>> BEGIN Records to use

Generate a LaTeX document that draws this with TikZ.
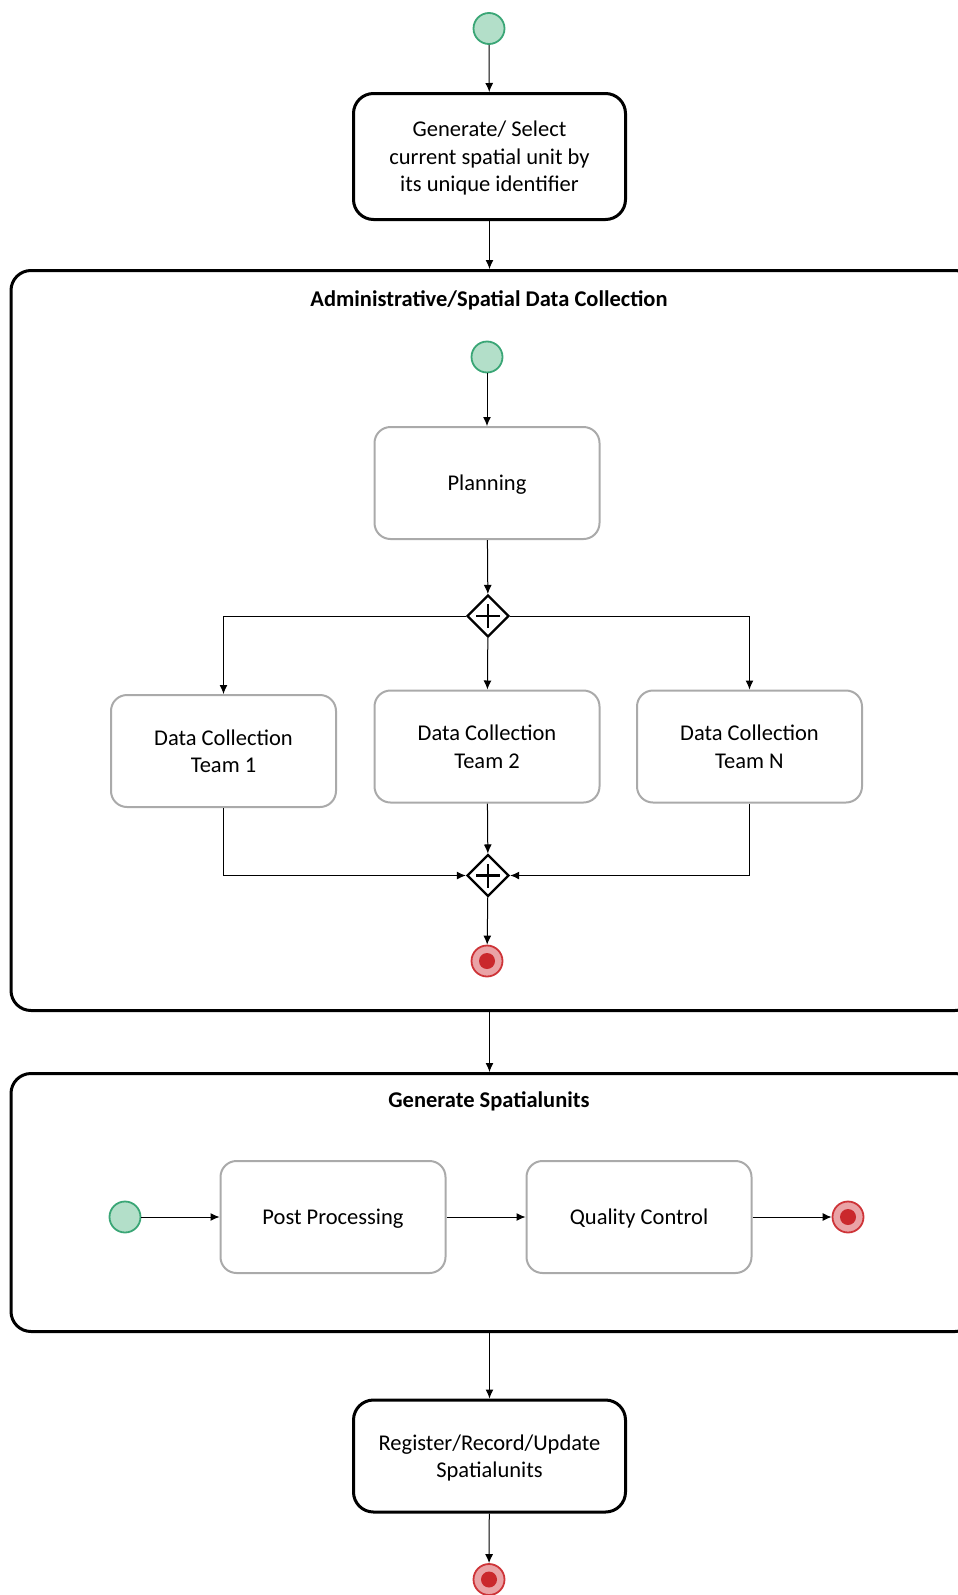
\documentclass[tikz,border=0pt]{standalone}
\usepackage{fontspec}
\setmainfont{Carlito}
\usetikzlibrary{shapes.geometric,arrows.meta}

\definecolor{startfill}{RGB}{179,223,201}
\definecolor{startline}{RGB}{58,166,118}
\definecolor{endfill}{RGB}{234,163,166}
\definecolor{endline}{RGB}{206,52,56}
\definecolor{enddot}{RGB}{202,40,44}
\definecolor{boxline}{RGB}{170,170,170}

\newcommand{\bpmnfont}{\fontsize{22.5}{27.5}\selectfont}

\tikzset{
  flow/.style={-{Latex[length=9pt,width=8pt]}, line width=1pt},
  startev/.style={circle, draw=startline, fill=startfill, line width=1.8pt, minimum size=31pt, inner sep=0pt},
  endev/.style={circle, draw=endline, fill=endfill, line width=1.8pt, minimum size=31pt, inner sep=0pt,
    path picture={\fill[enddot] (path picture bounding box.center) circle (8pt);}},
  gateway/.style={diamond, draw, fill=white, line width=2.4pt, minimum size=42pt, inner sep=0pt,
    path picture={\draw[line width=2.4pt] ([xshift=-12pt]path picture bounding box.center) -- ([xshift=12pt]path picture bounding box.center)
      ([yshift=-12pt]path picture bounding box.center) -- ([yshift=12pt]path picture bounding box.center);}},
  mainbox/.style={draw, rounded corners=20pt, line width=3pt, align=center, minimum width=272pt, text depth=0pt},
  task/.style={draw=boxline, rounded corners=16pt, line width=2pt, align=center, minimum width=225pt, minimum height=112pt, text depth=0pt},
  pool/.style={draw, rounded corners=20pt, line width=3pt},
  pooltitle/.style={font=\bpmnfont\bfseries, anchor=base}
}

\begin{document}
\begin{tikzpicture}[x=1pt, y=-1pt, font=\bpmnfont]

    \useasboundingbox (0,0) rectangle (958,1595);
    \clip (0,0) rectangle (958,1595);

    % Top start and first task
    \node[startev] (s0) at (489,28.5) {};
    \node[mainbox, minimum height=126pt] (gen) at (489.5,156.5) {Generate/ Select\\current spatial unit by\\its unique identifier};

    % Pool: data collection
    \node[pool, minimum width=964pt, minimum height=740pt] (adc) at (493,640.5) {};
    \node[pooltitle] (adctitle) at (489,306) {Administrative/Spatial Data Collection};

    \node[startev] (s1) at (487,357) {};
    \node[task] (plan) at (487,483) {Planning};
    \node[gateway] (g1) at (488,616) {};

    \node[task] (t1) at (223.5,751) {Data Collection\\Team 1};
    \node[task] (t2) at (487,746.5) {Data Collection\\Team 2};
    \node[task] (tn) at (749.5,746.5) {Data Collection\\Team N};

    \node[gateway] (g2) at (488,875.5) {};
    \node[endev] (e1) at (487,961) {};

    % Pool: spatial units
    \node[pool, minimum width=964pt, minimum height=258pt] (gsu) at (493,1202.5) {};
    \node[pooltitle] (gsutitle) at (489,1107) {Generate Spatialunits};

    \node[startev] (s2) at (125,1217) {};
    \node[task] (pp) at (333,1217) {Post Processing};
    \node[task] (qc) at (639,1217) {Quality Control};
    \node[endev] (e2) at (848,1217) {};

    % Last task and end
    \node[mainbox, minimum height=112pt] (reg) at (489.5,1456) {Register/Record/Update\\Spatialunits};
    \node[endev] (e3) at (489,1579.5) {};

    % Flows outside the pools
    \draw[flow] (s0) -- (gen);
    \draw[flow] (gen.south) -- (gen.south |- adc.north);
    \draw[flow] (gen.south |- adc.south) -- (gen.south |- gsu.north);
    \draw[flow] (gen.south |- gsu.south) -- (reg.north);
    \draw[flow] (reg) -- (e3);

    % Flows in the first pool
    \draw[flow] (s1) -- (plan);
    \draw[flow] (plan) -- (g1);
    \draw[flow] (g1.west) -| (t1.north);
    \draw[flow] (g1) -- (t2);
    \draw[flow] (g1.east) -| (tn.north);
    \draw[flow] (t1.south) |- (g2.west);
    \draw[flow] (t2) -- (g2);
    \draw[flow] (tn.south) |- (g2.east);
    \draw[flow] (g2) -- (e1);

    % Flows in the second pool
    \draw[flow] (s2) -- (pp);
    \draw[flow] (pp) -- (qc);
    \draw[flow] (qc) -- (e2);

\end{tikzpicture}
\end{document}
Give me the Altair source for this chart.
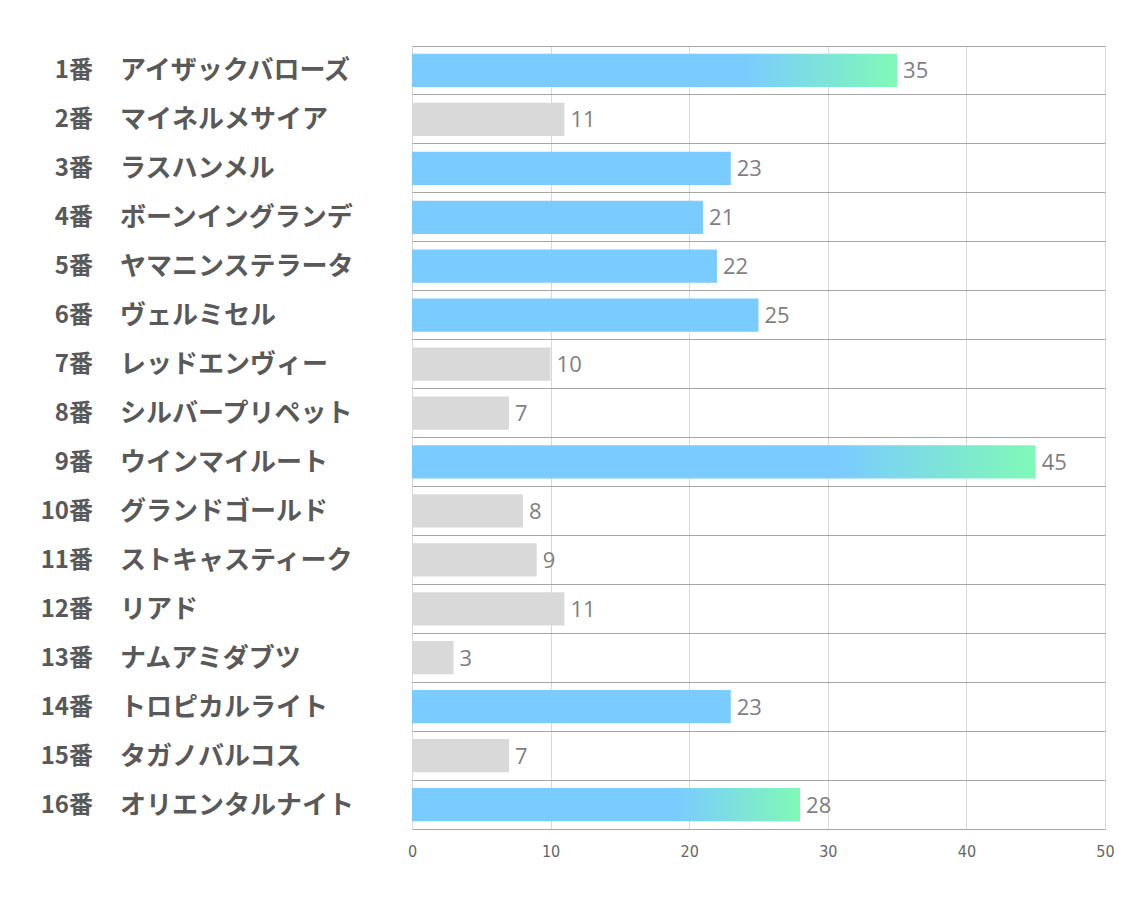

>> END Records to use

## Task instructions
Reproduce the full material exactly, excluding the pictures.

## Result
Generate a LaTeX document that draws this with TikZ.
\documentclass[tikz,border=0pt]{standalone}
\usepackage{fontspec}
\setmainfont{Carlito}
\usetikzlibrary{shapes.geometric,arrows.meta}

\definecolor{startfill}{RGB}{179,223,201}
\definecolor{startline}{RGB}{58,166,118}
\definecolor{endfill}{RGB}{234,163,166}
\definecolor{endline}{RGB}{206,52,56}
\definecolor{enddot}{RGB}{202,40,44}
\definecolor{boxline}{RGB}{170,170,170}

\newcommand{\bpmnfont}{\fontsize{22.5}{27.5}\selectfont}

\tikzset{
  flow/.style={-{Latex[length=9pt,width=8pt]}, line width=1pt},
  startev/.style={circle, draw=startline, fill=startfill, line width=1.8pt, minimum size=31pt, inner sep=0pt},
  endev/.style={circle, draw=endline, fill=endfill, line width=1.8pt, minimum size=31pt, inner sep=0pt,
    path picture={\fill[enddot] (path picture bounding box.center) circle (8pt);}},
  gateway/.style={diamond, draw, fill=white, line width=2.4pt, minimum size=42pt, inner sep=0pt,
    path picture={\draw[line width=2.4pt] ([xshift=-12pt]path picture bounding box.center) -- ([xshift=12pt]path picture bounding box.center)
      ([yshift=-12pt]path picture bounding box.center) -- ([yshift=12pt]path picture bounding box.center);}},
  mainbox/.style={draw, rounded corners=20pt, line width=3pt, align=center, minimum width=272pt, text depth=0pt},
  task/.style={draw=boxline, rounded corners=16pt, line width=2pt, align=center, minimum width=225pt, minimum height=112pt, text depth=0pt},
  pool/.style={draw, rounded corners=20pt, line width=3pt},
  pooltitle/.style={font=\bpmnfont\bfseries, anchor=base}
}

\begin{document}
\begin{tikzpicture}[x=1pt, y=-1pt, font=\bpmnfont]

    \useasboundingbox (0,0) rectangle (958,1595);
    \clip (0,0) rectangle (958,1595);

    % Top start and first task
    \node[startev] (s0) at (489,28.5) {};
    \node[mainbox, minimum height=126pt] (gen) at (489.5,156.5) {Generate/ Select\\current spatial unit by\\its unique identifier};

    % Pool: data collection
    \node[pool, minimum width=964pt, minimum height=740pt] (adc) at (493,640.5) {};
    \node[pooltitle] (adctitle) at (489,306) {Administrative/Spatial Data Collection};

    \node[startev] (s1) at (487,357) {};
    \node[task] (plan) at (487,483) {Planning};
    \node[gateway] (g1) at (488,616) {};

    \node[task] (t1) at (223.5,751) {Data Collection\\Team 1};
    \node[task] (t2) at (487,746.5) {Data Collection\\Team 2};
    \node[task] (tn) at (749.5,746.5) {Data Collection\\Team N};

    \node[gateway] (g2) at (488,875.5) {};
    \node[endev] (e1) at (487,961) {};

    % Pool: spatial units
    \node[pool, minimum width=964pt, minimum height=258pt] (gsu) at (493,1202.5) {};
    \node[pooltitle] (gsutitle) at (489,1107) {Generate Spatialunits};

    \node[startev] (s2) at (125,1217) {};
    \node[task] (pp) at (333,1217) {Post Processing};
    \node[task] (qc) at (639,1217) {Quality Control};
    \node[endev] (e2) at (848,1217) {};

    % Last task and end
    \node[mainbox, minimum height=112pt] (reg) at (489.5,1456) {Register/Record/Update\\Spatialunits};
    \node[endev] (e3) at (489,1579.5) {};

    % Flows outside the pools
    \draw[flow] (s0) -- (gen);
    \draw[flow] (gen.south) -- (gen.south |- adc.north);
    \draw[flow] (gen.south |- adc.south) -- (gen.south |- gsu.north);
    \draw[flow] (gen.south |- gsu.south) -- (reg.north);
    \draw[flow] (reg) -- (e3);

    % Flows in the first pool
    \draw[flow] (s1) -- (plan);
    \draw[flow] (plan) -- (g1);
    \draw[flow] (g1.west) -| (t1.north);
    \draw[flow] (g1) -- (t2);
    \draw[flow] (g1.east) -| (tn.north);
    \draw[flow] (t1.south) |- (g2.west);
    \draw[flow] (t2) -- (g2);
    \draw[flow] (tn.south) |- (g2.east);
    \draw[flow] (g2) -- (e1);

    % Flows in the second pool
    \draw[flow] (s2) -- (pp);
    \draw[flow] (pp) -- (qc);
    \draw[flow] (qc) -- (e2);

\end{tikzpicture}
\end{document}
Give me the Altair source for this chart.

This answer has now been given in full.